Ну и наконец, в заключительной главе «Лолиты» Гумберт Гумберт признается, что «приговорил бы себя к тридцати пяти годам тюрьмы за растление и оправдал бы себя в остальном». Точь-в-точь приговор, который вынесли Фрэнку Ласаллю.
ДЕВЯТНАДЦАТЬ.
Выстроить жизнь заново
Салли Хорнер было всего-навсего одиннадцать лет и два месяца, когда Фрэнк Ласалль умыкнул ее из Кэмдена. А домой она вернулась за две недели до своего тринадцатилетия (Салли родилась 18 апреля). «Уехала совсем девчонкой{164}, — пробормотала Элла в день, когда наконец воссоединилась с дочерью, — а теперь почти взрослая девушка». Салли повидала Америку, узнала, что на свете полным-полно мест, непохожих на Кэмден.

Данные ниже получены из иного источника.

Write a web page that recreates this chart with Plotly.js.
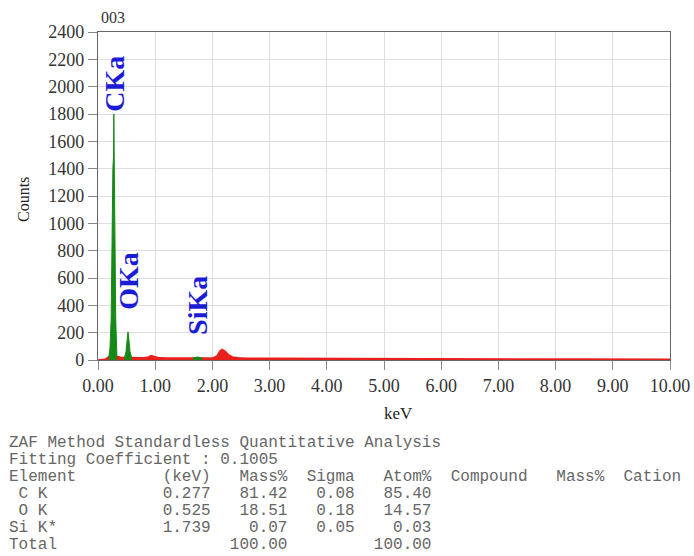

Ей пришлось повзрослеть самым мучительным образом: она испытала такое, что и захочешь — не забудешь.
Неизвестно, как родные отметили ее праздник, поскольку никого уже нет в живых (за исключением племянницы Салли, Дианы, которой тогда был год и восемь месяцев). Возможно, ответ получится отыскать в минутной видеозаписи, которую сделал зять Салли, Эл Панаро, во время семейной поездки в зоопарк Филадельфии{165}. Это единственные сохранившиеся кадры с Салли.
Салли одета по-весеннему: на ней тот же костюм, в котором она прилетела из Калифорнии и появилась в суде в тот день, когда Фрэнк Ласалль признал себя виновным в похищении. Ее сестра Сьюзен в белом или кремовом пальто, светлой блузке и темной юбке; на Диане розовый костюмчик из двух предметов.
Салли, понурив плечи, идет за Сьюзен. На некоторых кадрах везет племянницу в коляске с белой ручкой. Салли двигается медленно, нерешительно, однако неясно, действительно ли она так двигалась или виновата замедленная съемка.
На крупном плане Салли наклонила голову набок. Во взгляде читается неуверенность, словно ей еще неловко появляться на публике. И словно даже с родными, с теми, кто ее любит, она по-прежнему осторожничает.
В камеру она не посмотрела ни разу.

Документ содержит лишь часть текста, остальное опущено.